Ribas ressalta que a situação conflitante ocorre justamente após a chegada de 50 novos soldados, o primeiro reforço no efetivo desde o início do convênio. A expectativa era que os novos brigadianos atendessem a demanda por atendimentos, liberando assim os policiais comunitários para ampliar a presença nos bairros.
Nova legislação
:: A Lei 13.019/2014 instituiu normas gerais para as parcerias entre a administração pública e organizações da sociedade civil, algo que não existia. Os convênios existentes até então eram baseados na necessidade e cooperação mútuas. A fiscalizações do cumprimento das parcerias eram determinadas no contrato.
:: Após análise jurídica, a Procuradoria-Geral do Município sugeriu a reavaliação dos convênios da Secretaria de Segurança com Consepro e o Fundo de Reaparelhamento do Corpo de Bombeiros (Funrebom). O apontamento é que, pela nova lei, a parceria entre o município e o Estado pode continuar, mas em outro formato e, preferencialmente, sem intermediários. A recomendação é que o recurso seja repassado diretamente ao Piratini, que seria o responsável por repassar a verba à BM e aos bombeiros de Caxias do Sul.
:: Duas décadas atrás, o Consepro foi criado justamente para garantir que o dinheiro repassado pelo município seria investido na BM do município, em vez de se perder no caixa único do Estado. Neste cenário de recurso direto, o secretário Mallmann aposta que o trabalho de gestão na BM é capaz de garantir a transparência no fluxo da verba investida.
:: A procuradoria admite que a nova legislação não veda um convênio com organizações da sociedade civil, como o Consepro, mas seria necessário um chamamento público. O procedimento tem custos e prazos determinados, o que acarretaria em um período sem o repasse de recursos. A renovação do atual convênio é descartada por ser considerada ilegal diante da nova legislação federal.

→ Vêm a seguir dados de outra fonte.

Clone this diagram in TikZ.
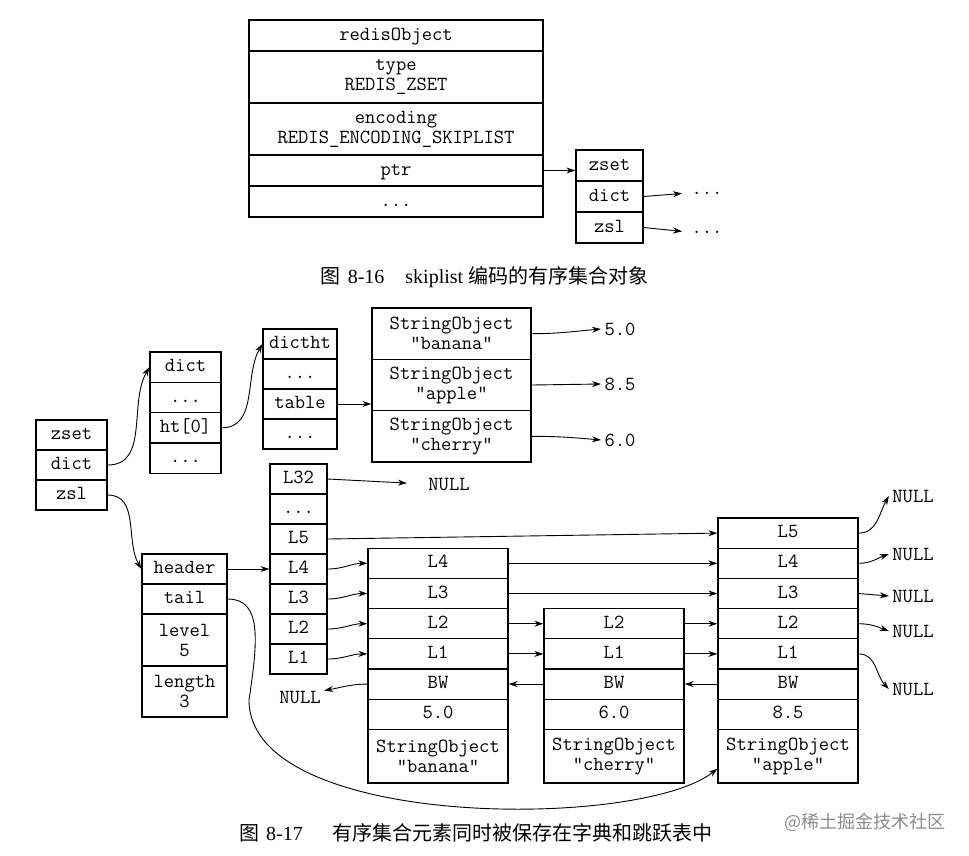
\documentclass[tikz,border=0pt]{standalone}
\usepackage{fontspec}
\setmainfont{Liberation Serif}
\newfontfamily\cjk{Noto Sans CJK SC}
\usetikzlibrary{arrows.meta}
\begin{document}
\begin{tikzpicture}[x=1pt,y=1pt,
		cell/.style={draw,line width=1.3pt,inner sep=0pt,font=\ttfamily\fontsize{20}{20}\selectfont,text height=12pt,text depth=3pt},
		tallcell/.style={draw,line width=1.3pt,inner sep=0pt,font=\ttfamily\fontsize{20}{20}\selectfont,align=center},
		word/.style={font=\ttfamily\fontsize{20}{20}\selectfont},
		caption/.style={font=\fontsize{20}{24}\selectfont},
		link/.style={->,line width=0.9pt},
		>={Stealth[length=9pt,width=6pt]}]
		\useasboundingbox (0,0) rectangle (969,-855);

		% figure 8-16
		\node[cell,minimum width=294pt,minimum height=31pt](robj) at (396,-35.5) {redisObject};
		\node[tallcell,minimum width=294pt,minimum height=52pt](rtype) at (396,-77) {type\\REDIS\_ZSET};
		\node[tallcell,minimum width=294pt,minimum height=52pt](renc) at (396,-129) {encoding\\REDIS\_ENCODING\_SKIPLIST};
		\node[cell,minimum width=294pt,minimum height=31pt](rptr) at (396,-170.5) {ptr};
		\node[cell,minimum width=294pt,minimum height=31pt](rmore) at (396,-201.5) {...};

		\node[cell,minimum width=67pt,minimum height=31pt](azset) at (609.5,-165.5) {zset};
		\node[cell,minimum width=67pt,minimum height=31pt](adict) at (609.5,-196.5) {dict};
		\node[cell,minimum width=67pt,minimum height=31pt](azsl) at (609.5,-227.5) {zsl};
		\node[word](adictmore) at (707,-193) {...};
		\node[word](azslmore) at (707,-232) {...};

		\path [link](rptr.east) edge (rptr.east -| azset.west);
		\path [link](adict.east) edge[shorten >=6pt] (adictmore.west);
		\path [link](azsl.east) edge[shorten >=6pt] (azslmore.west);

		\node[caption](cap1) at (484.5,-277) {{\cjk 图}\hspace{7pt}8-16\hspace{21pt}skiplist {\cjk 编码的有序集合对象}};

		% figure 8-17: zset, dict, dictht
		\node[cell,minimum width=71pt,minimum height=30pt](bzset) at (71.5,-435) {zset};
		\node[cell,minimum width=71pt,minimum height=30pt](bdict) at (71.5,-465) {dict};
		\node[cell,minimum width=71pt,minimum height=30pt](bzsl) at (71.5,-495) {zsl};

		\node[cell,minimum width=71pt,minimum height=30.3pt](ddict) at (185.5,-367.2) {dict};
		\node[cell,minimum width=71pt,minimum height=30.3pt](dmore1) at (185.5,-397.5) {...};
		\node[cell,minimum width=71pt,minimum height=30.3pt](dht) at (185.5,-427.8) {ht[0]};
		\node[cell,minimum width=71pt,minimum height=30.3pt](dmore2) at (185.5,-458) {...};

		\node[cell,minimum width=74pt,minimum height=30pt](tdictht) at (300,-344) {dictht};
		\node[cell,minimum width=74pt,minimum height=30pt](tmore1) at (300,-374) {...};
		\node[cell,minimum width=74pt,minimum height=30pt](ttable) at (300,-404) {table};
		\node[cell,minimum width=74pt,minimum height=30pt](tmore2) at (300,-434) {...};

		\node[tallcell,minimum width=159pt,minimum height=51.3pt](sbanana) at (451.5,-333.7) {StringObject\\"banana"};
		\node[tallcell,minimum width=159pt,minimum height=51.3pt](sapple) at (451.5,-385) {StringObject\\"apple"};
		\node[tallcell,minimum width=159pt,minimum height=51.3pt](scherry) at (451.5,-436.3) {StringObject\\"cherry"};
		\node[word](vbanana) at (620,-329) {5.0};
		\node[word](vapple) at (620,-384) {8.5};
		\node[word](vcherry) at (620,-440) {6.0};

		\path [link](bdict.east) edge[out=0,in=-120] (ddict.west);
		\path [link](dht.east) edge[out=0,in=-120] (tdictht.west);
		\path [link](ttable.east) edge (ttable.east -| sapple.west);
		\path [link](sbanana.east) edge[out=0,in=185] (vbanana.west);
		\path [link](sapple.east) edge (vapple.west);
		\path [link](scherry.east) edge[out=0,in=175] (vcherry.west);

		% skiplist header and levels
		\node[cell,minimum width=85pt,minimum height=30pt](hheader) at (184.5,-569) {header};
		\node[cell,minimum width=85pt,minimum height=30pt](htail) at (184.5,-599) {tail};
		\node[tallcell,minimum width=85pt,minimum height=52pt](hlevel) at (184.5,-640) {level\\5};
		\node[tallcell,minimum width=85pt,minimum height=51pt](hlength) at (184.5,-691.5) {length\\3};

		\node[cell,minimum width=57pt,minimum height=30pt](lv32) at (298.5,-479) {L32};
		\node[cell,minimum width=57pt,minimum height=30pt](lvmore) at (298.5,-509) {...};
		\node[cell,minimum width=57pt,minimum height=30pt](lv5) at (298.5,-539) {L5};
		\node[cell,minimum width=57pt,minimum height=30pt](lv4) at (298.5,-569) {L4};
		\node[cell,minimum width=57pt,minimum height=30pt](lv3) at (298.5,-599) {L3};
		\node[cell,minimum width=57pt,minimum height=30pt](lv2) at (298.5,-629) {L2};
		\node[cell,minimum width=57pt,minimum height=30pt](lv1) at (298.5,-659) {L1};
		\node[word](null32) at (449,-484) {NULL};

		% skiplist nodes
		\node[cell,minimum width=140pt,minimum height=30.2pt](bL4) at (438,-563.3) {L4};
		\node[cell,minimum width=140pt,minimum height=30.2pt](bL3) at (438,-593.5) {L3};
		\node[cell,minimum width=140pt,minimum height=30.2pt](bL2) at (438,-623.7) {L2};
		\node[cell,minimum width=140pt,minimum height=30.2pt](bL1) at (438,-653.9) {L1};
		\node[cell,minimum width=140pt,minimum height=30.2pt](bBW) at (438,-684.1) {BW};
		\node[cell,minimum width=140pt,minimum height=30.2pt](bval) at (438,-714.3) {5.0};
		\node[tallcell,minimum width=140pt,minimum height=53.6pt](bobj) at (438,-756.2) {StringObject\\"banana"};

		\node[cell,minimum width=140pt,minimum height=30.2pt](cL2) at (614,-623.7) {L2};
		\node[cell,minimum width=140pt,minimum height=30.2pt](cL1) at (614,-653.9) {L1};
		\node[cell,minimum width=140pt,minimum height=30.2pt](cBW) at (614,-684.1) {BW};
		\node[cell,minimum width=140pt,minimum height=30.2pt](cval) at (614,-714.3) {6.0};
		\node[tallcell,minimum width=140pt,minimum height=53.6pt](cobj) at (614,-756.2) {StringObject\\"cherry"};

		\node[cell,minimum width=140pt,minimum height=30.2pt](aL5) at (788,-533.1) {L5};
		\node[cell,minimum width=140pt,minimum height=30.2pt](aL4) at (788,-563.3) {L4};
		\node[cell,minimum width=140pt,minimum height=30.2pt](aL3) at (788,-593.5) {L3};
		\node[cell,minimum width=140pt,minimum height=30.2pt](aL2) at (788,-623.7) {L2};
		\node[cell,minimum width=140pt,minimum height=30.2pt](aL1) at (788,-653.9) {L1};
		\node[cell,minimum width=140pt,minimum height=30.2pt](aBW) at (788,-684.1) {BW};
		\node[cell,minimum width=140pt,minimum height=30.2pt](aval) at (788,-714.3) {8.5};
		\node[tallcell,minimum width=140pt,minimum height=53.6pt](aobj) at (788,-756.2) {StringObject\\"apple"};

		\node[word](nbw) at (300,-697) {NULL};
		\node[word](n5) at (913,-496) {NULL};
		\node[word](n4) at (913,-554) {NULL};
		\node[word](n3) at (913,-596) {NULL};
		\node[word](n2) at (913,-631) {NULL};
		\node[word](n1) at (913,-689) {NULL};

		\path [link](bzsl.east) edge[out=0,in=120] (hheader.west);
		\path [link](hheader.east) edge (lv4.west);
		\path [link](lv32.east) edge[shorten >=18pt] (null32.west);
		\path [link](lv5.east) edge (aL5.west);
		\path [link](lv4.east) edge[out=0,in=180] (bL4.west);
		\path [link](lv3.east) edge[out=0,in=180] (bL3.west);
		\path [link](lv2.east) edge[out=0,in=180] (bL2.west);
		\path [link](lv1.east) edge[out=0,in=180] (bL1.west);

		\path [link](bL4.east) edge (aL4.west);
		\path [link](bL3.east) edge (aL3.west);
		\path [link](bL2.east) edge (cL2.west);
		\path [link](bL1.east) edge (cL1.west);
		\path [link](cL2.east) edge (aL2.west);
		\path [link](cL1.east) edge (aL1.west);

		\path [link](aBW.west) edge (cBW.east);
		\path [link](cBW.west) edge (bBW.east);
		\path [link](bBW.west) edge[out=180,in=10] (nbw.15);

		\path [link](aL5.east) edge[out=0,in=-120] (n5.west);
		\path [link](aL4.east) edge[out=0,in=200] (n4.west);
		\path [link](aL3.east) edge (n3.west);
		\path [link](aL2.east) edge[out=0,in=160] (n2.west);
		\path [link](aL1.east) edge[out=0,in=135] (n1.west);

		% tail pointer
		\coordinate(tailbend) at (249,-700);
		\draw [link](htail.east) .. controls (262,-599) and (258,-640) .. (tailbend)
			.. controls (249,-830) and (640,-830) .. (aobj.190);

		\node[caption](cap2) at (476,-833) {{\cjk 图}\hspace{7pt}8-17\hspace{30pt}{\cjk 有序集合元素同时被保存在字典和跳跃表中}};
		\node[font=\cjk\fontsize{18}{20}\selectfont,text=black!45](wm) at (865,-822) {@稀土掘金技术社区};
	\end{tikzpicture}
\end{document}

:: Atualmente, 72 brigadianos participam do Policiamento Comunitário em Caxias do Sul. Eles recebem um auxílio-moradia de R$ 793,53 por mês para residir nas localidades em que atuam. A intenção do programa é que os PMs conheçam os moradores e as demandas do bairro, realizando um trabalho preventivo. Ao todo, 37 comunidades são contempladas nos três convênios em vigor.